You might think that puts us in an impossible position when it comes to
deciding how to run teams. But consider why software development is not a
regular environment, and why it is so hard to run experiments, to acquire
skills, and to measure which practices and decisions lead to success, and
which to failure. The root cause in all these cases – the reason the
environment is not regular – is that the feedback loop between making a change
and understanding the result of that change is too long. The word “change”
here should be understood very generally to mean change in requirements,
change in methodology, change in development practices, change in business
plan, or code or configuration change.

There are many benefits to reducing cycle time – it’s one of the most
important principles that emerges when we apply Lean Thinking to software
development.
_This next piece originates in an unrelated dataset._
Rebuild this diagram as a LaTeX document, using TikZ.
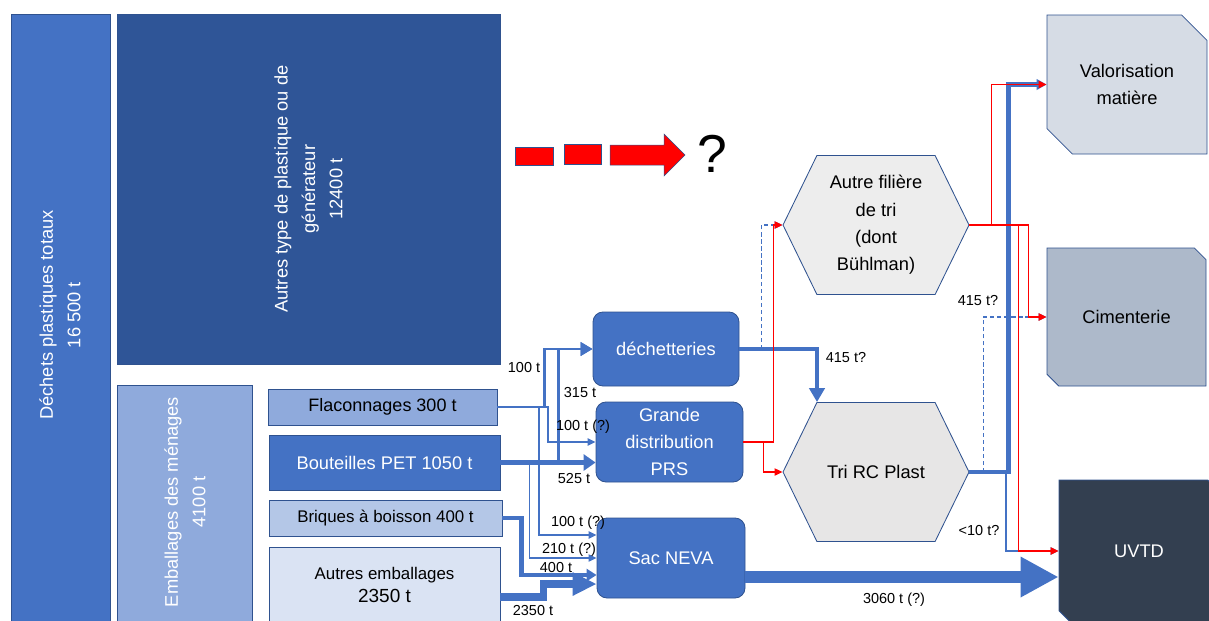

Short cycle times are certainly essential for creating great
products: as Bret Victor says in his mind-blowing video Inventing on
Principle, “so much of creation is discovery, and you can’t discover anything
if you can’t see what you’re doing.”

But for me this is the clincher: It’s virtually impossible for us to practice
continuous improvement, to learn how to get better as teams or as individuals,
and to acquire the skills that enable the successful creation of great
products and services – unless we focus on getting that feedback loop as short
as possible so we can actually detect correlations, and discern cause and
effect.

==================================

Jez seems to believe that Development Methodologies suck when they reach the
point of __getting in the way of developers creating things __and when you
have long cycle times before you can see the fruits of your labor, wonderful
ideas are potentially lost. One of the important aspects of Continuous
Delivery is to reduce that feedback loop as much as possible - people start to
do amazing things and create wonderful ideas with immediate results to the
changes they are making.

------
jakejake
One of the reasons I think we don't have a clear understanding of methodology
effectiveness is that there's too many other variables. For example you could
take the same team, completing the same project and have them work under
different methodologies in order to see which one was the fastest, best
quality, etc. but even that isn't possible since the team would be better the
second time around. Also what works for one team may not work for another due
to personalities, work culture, etc. different projects may be better suited
to a different approach. We tend to want to find the one true methodology, but
I don't think it exists.

I tend to think that just using any methodology at all will tend to give
better results because it means the team is at least attempting to manage the
process. It usually means that at least somebody on the team cares about
keeping some kind of organization. Even if it's a loose version of a
methodology. Having no methodology at all can work too, but tends to rely on
heroics and can be more stressful for everyone - especially the other people
in the company who need to plan their work around the development schedule.